__Required work__
Print the lines that start the entries and continue through the one holding "labels = ['Average', 'Example", please, exactly and with the pictures omitted.

__Provided information__
▬▬▬▬▬▬▬▬▬▬

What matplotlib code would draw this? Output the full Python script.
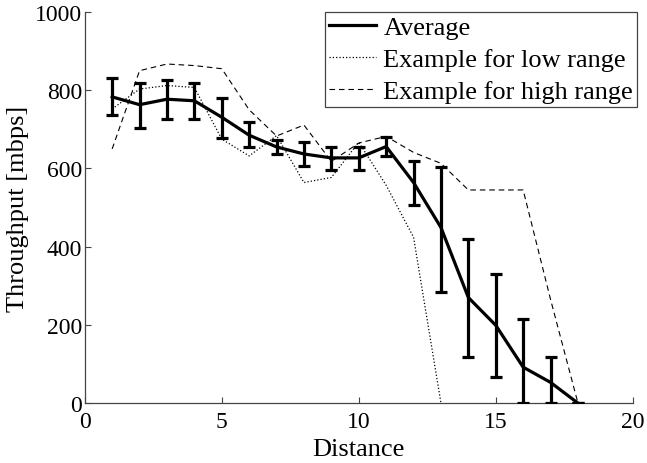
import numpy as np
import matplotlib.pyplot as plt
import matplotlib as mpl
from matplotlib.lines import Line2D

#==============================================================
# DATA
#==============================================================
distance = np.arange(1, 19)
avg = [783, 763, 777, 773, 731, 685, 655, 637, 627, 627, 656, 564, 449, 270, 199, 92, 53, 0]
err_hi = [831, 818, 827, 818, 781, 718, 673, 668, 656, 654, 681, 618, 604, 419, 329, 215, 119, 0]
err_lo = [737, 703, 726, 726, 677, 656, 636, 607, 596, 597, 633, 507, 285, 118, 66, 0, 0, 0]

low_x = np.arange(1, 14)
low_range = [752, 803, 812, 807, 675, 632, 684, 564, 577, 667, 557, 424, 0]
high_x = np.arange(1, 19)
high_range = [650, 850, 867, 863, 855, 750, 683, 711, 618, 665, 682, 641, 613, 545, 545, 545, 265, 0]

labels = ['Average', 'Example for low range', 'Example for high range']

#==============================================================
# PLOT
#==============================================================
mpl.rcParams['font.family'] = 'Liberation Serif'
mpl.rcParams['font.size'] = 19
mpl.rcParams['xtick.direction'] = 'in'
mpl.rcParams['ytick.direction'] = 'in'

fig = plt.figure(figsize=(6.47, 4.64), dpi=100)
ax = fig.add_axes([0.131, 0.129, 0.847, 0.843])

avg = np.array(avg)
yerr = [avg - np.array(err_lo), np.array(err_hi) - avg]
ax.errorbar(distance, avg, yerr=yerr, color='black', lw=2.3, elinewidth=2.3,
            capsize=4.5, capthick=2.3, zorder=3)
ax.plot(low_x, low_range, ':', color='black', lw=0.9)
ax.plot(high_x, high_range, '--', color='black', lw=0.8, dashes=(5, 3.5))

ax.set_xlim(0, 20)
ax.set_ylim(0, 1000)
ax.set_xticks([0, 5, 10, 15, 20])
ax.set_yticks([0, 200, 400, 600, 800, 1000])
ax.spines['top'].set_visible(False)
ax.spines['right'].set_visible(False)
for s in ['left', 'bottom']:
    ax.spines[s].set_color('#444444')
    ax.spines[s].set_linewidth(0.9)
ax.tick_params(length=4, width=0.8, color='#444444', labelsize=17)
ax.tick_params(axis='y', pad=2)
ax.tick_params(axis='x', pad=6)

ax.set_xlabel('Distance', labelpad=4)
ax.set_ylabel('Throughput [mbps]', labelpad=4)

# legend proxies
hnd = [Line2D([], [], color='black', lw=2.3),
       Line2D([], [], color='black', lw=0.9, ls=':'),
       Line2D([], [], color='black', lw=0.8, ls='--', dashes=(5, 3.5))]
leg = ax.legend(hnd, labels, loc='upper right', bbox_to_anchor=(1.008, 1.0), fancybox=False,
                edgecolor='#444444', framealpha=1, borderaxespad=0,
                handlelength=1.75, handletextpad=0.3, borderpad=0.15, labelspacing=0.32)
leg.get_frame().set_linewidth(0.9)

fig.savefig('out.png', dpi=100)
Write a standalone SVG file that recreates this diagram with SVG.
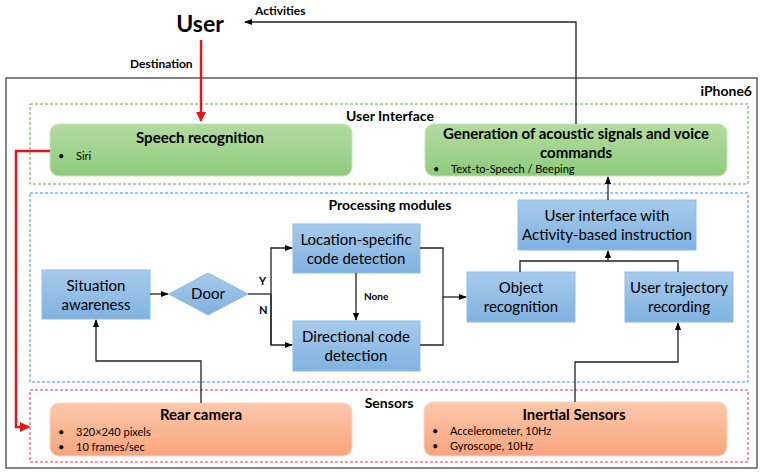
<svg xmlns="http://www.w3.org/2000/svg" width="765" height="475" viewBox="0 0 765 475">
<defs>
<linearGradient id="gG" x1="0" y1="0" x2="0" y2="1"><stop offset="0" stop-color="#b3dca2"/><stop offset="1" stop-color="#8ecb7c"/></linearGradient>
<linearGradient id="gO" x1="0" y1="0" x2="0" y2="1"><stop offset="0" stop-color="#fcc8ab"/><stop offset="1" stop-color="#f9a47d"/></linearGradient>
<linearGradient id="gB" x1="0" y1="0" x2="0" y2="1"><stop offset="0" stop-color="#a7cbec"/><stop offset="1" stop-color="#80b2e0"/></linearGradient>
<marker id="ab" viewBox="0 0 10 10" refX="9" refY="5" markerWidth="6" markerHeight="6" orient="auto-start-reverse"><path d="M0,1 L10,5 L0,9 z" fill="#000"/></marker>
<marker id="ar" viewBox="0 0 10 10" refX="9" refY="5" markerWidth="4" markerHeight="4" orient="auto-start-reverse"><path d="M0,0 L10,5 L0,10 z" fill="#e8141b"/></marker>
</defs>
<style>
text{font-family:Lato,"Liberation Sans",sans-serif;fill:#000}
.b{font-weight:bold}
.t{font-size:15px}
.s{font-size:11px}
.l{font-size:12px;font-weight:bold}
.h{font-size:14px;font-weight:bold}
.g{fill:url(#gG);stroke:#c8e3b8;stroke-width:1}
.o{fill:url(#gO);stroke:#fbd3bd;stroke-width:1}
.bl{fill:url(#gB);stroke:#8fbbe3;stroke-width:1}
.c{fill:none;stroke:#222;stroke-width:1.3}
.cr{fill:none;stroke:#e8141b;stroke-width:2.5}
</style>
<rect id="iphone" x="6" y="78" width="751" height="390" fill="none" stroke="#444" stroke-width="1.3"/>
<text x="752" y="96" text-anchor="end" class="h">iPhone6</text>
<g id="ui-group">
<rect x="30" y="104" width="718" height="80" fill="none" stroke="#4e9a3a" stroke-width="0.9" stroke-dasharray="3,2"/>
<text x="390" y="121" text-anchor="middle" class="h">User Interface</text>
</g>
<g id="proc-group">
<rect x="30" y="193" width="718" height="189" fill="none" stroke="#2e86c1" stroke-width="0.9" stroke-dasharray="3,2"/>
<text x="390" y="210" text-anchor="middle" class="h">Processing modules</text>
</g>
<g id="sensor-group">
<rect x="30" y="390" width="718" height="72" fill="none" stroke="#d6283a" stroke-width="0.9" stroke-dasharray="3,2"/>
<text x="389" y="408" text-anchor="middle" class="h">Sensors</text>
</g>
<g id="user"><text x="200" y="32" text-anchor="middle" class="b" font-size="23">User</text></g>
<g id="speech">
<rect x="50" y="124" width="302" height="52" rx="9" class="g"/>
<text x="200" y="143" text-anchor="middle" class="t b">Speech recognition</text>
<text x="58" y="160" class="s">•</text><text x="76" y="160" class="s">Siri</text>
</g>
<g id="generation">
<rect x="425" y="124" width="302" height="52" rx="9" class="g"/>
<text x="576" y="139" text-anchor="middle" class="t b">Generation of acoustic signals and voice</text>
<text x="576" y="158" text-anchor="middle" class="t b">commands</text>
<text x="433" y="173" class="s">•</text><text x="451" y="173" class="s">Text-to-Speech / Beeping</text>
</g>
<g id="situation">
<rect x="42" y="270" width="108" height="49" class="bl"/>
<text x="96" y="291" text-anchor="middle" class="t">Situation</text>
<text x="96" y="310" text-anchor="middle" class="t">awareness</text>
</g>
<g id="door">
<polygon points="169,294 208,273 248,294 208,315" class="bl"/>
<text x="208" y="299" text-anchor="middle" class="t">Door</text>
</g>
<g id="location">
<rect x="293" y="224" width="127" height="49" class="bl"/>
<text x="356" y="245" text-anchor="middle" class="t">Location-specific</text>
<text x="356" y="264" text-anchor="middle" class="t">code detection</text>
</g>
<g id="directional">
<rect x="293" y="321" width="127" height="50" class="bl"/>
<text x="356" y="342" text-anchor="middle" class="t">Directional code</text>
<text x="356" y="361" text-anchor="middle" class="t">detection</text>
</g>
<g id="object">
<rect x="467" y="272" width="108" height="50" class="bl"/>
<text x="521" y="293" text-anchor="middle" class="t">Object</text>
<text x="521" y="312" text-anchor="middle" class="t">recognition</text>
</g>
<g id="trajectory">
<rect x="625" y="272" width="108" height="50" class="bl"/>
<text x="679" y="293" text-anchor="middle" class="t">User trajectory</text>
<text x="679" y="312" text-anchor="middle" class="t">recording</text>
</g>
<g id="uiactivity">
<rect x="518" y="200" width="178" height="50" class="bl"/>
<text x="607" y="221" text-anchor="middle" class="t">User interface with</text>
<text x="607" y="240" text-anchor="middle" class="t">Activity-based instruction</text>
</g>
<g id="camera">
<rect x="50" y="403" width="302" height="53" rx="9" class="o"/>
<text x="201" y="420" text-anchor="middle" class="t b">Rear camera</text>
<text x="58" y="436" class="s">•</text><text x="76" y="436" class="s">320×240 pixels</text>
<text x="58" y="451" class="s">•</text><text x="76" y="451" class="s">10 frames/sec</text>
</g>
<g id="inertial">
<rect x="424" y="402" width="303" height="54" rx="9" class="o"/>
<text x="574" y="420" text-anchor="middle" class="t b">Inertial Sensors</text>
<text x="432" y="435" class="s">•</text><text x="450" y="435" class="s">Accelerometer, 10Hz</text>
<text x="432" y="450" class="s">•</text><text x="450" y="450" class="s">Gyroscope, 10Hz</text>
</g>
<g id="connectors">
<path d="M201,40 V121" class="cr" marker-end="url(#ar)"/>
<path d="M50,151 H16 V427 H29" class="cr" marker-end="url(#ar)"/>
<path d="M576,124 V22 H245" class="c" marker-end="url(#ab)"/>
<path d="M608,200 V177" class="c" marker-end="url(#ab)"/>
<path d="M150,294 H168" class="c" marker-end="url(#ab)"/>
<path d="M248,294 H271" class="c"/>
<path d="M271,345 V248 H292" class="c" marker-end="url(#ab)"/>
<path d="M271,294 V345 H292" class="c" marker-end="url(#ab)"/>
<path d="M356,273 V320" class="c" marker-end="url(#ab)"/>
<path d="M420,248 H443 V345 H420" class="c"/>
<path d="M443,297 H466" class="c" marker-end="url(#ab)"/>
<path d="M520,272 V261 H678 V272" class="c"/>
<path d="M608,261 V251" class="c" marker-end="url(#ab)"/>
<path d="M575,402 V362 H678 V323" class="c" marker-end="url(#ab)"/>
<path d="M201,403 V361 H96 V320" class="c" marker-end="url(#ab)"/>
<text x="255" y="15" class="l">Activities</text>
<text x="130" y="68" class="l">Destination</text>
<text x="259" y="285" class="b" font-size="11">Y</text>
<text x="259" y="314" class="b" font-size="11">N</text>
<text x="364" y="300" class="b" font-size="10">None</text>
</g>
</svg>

▬▬▬▬▬▬▬▬▬▬

__Finished task__
What matplotlib code would draw this? Output the full Python script.
import numpy as np
import matplotlib.pyplot as plt
import matplotlib as mpl
from matplotlib.lines import Line2D

#==============================================================
# DATA
#==============================================================
distance = np.arange(1, 19)
avg = [783, 763, 777, 773, 731, 685, 655, 637, 627, 627, 656, 564, 449, 270, 199, 92, 53, 0]
err_hi = [831, 818, 827, 818, 781, 718, 673, 668, 656, 654, 681, 618, 604, 419, 329, 215, 119, 0]
err_lo = [737, 703, 726, 726, 677, 656, 636, 607, 596, 597, 633, 507, 285, 118, 66, 0, 0, 0]

low_x = np.arange(1, 14)
low_range = [752, 803, 812, 807, 675, 632, 684, 564, 577, 667, 557, 424, 0]
high_x = np.arange(1, 19)
high_range = [650, 850, 867, 863, 855, 750, 683, 711, 618, 665, 682, 641, 613, 545, 545, 545, 265, 0]

labels = ['Average', 'Example for low range', 'Example for high range']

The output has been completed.